Na het uitrijden zien we al snel de eerste deserteurs op ons af stormen. Ik span mijn boog en vuur, door mijn natuurlijk zeer bekwame skills zorg ik ervoor dat een van de rijders stof ligt te happen. Echter was één van zijn mederijders het hier blijkbaar niet mee eens. Te merken aan het feit dat er plots een pijl in mijn buik steekt. Nadat wij als compagnie een aantal deserteurs te gronde hebben gehaald hoor ik van mijn neef, commander van de compagnie. “RECHT ZO DIE GAAT”. Ik vertrouw mijn neef dat hij het juiste weet en volg zijn command. Onderwijl zie ik hem halt houden en achter de eenheid langs gaan.
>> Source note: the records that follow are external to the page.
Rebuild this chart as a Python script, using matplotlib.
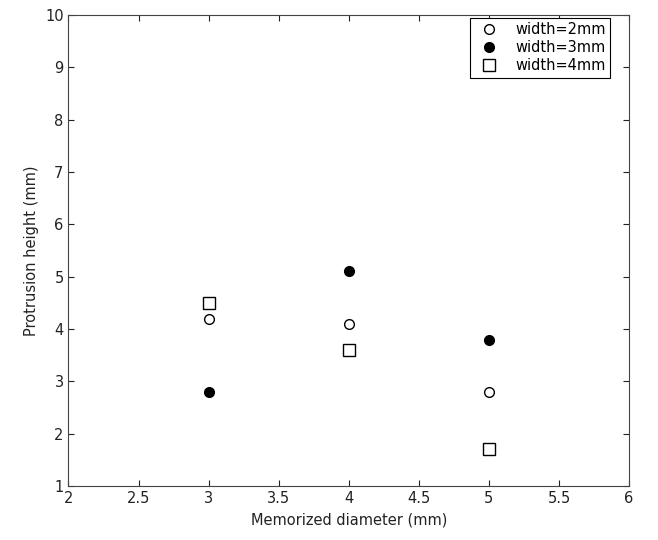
import matplotlib.pyplot as plt
from matplotlib.ticker import FuncFormatter

# data
diameter = [3, 4, 5]
h_w2 = [4.2, 4.1, 2.8]
h_w3 = [2.8, 5.1, 3.8]
h_w4 = [4.5, 3.6, 1.7]

xticks = [2, 2.5, 3, 3.5, 4, 4.5, 5, 5.5, 6]
yticks = list(range(1, 11))

plt.rcParams['font.family'] = 'DejaVu Sans'
plt.rcParams['font.size'] = 10.5

fig = plt.figure(figsize=(6.58, 5.40), dpi=100)
ax = fig.add_axes([0.104, 0.1, 0.852, 0.872])

ax.plot(diameter, h_w2, 'o', mfc='white', mec='black', ms=7, mew=1, label='width=2mm')
ax.plot(diameter, h_w3, 'o', mfc='black', mec='black', ms=7, mew=1, label='width=3mm')
ax.plot(diameter, h_w4, 's', mfc='white', mec='black', ms=8, mew=1, label='width=4mm')

ax.set_xlim(2, 6)
ax.set_ylim(1, 10)
ax.set_xticks(xticks)
ax.set_yticks(yticks)
ax.xaxis.set_major_formatter(FuncFormatter(lambda v, p: ('%g' % v)))
ax.tick_params(direction='in', top=True, right=True, length=4, colors='#222222', labelcolor='#222222')
for s in ax.spines.values():
    s.set_color('#444444')

ax.set_xlabel('Memorized diameter (mm)', color='#222222', labelpad=5)
ax.set_ylabel('Protrusion height (mm)', color='#222222')

# legend box sits a bit left of the right spine, close to the top
leg = ax.legend(loc='upper right', bbox_to_anchor=(0.966, 0.994), borderaxespad=0,
                fancybox=False, edgecolor='black', framealpha=1,
                handletextpad=0.8, numpoints=1, borderpad=0.3, labelspacing=0.2)
leg.get_frame().set_linewidth(0.8)

fig.savefig('out.png')
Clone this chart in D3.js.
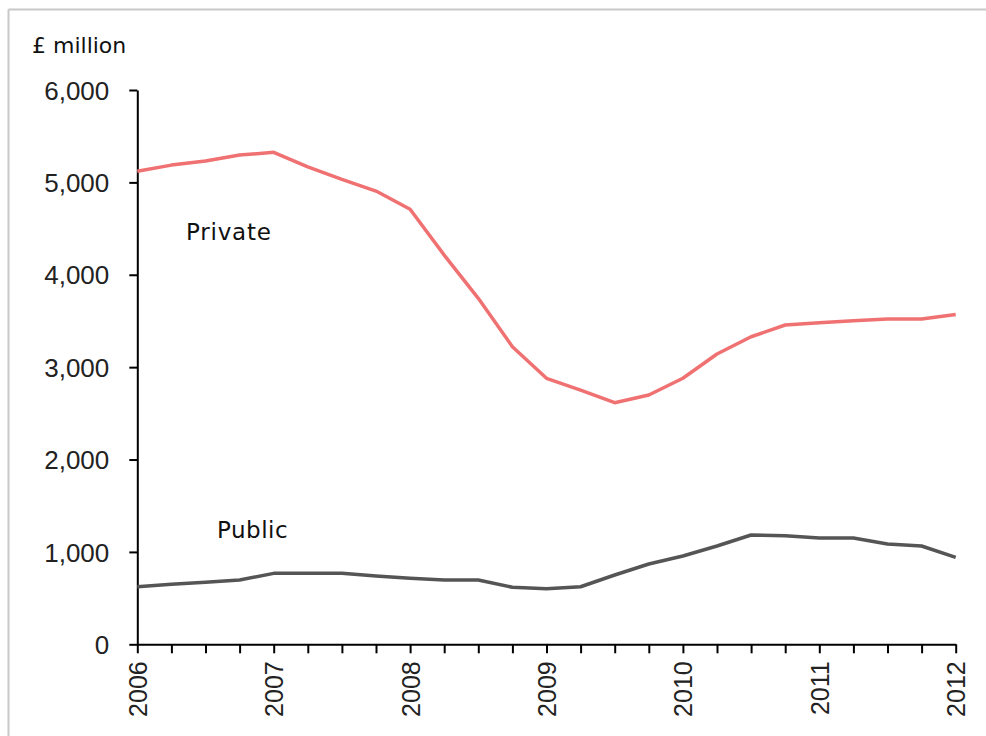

Ik twijfel geen moment en ga met het compagnie recht zo die gaat. Na meerdere deserteurs te gronde hebben gericht zie ik dat zij plots allen halt houden en vluchten.
Verbaasd kijk ik om mij heen als ik in de verte de edele ridder Ludwig von Hovd (Bjorn) met het hoofd van de oneerbiedige generaal El Amrani zie. Het is helder de deserteurs zijn verslagen, aan ons is de overwinning!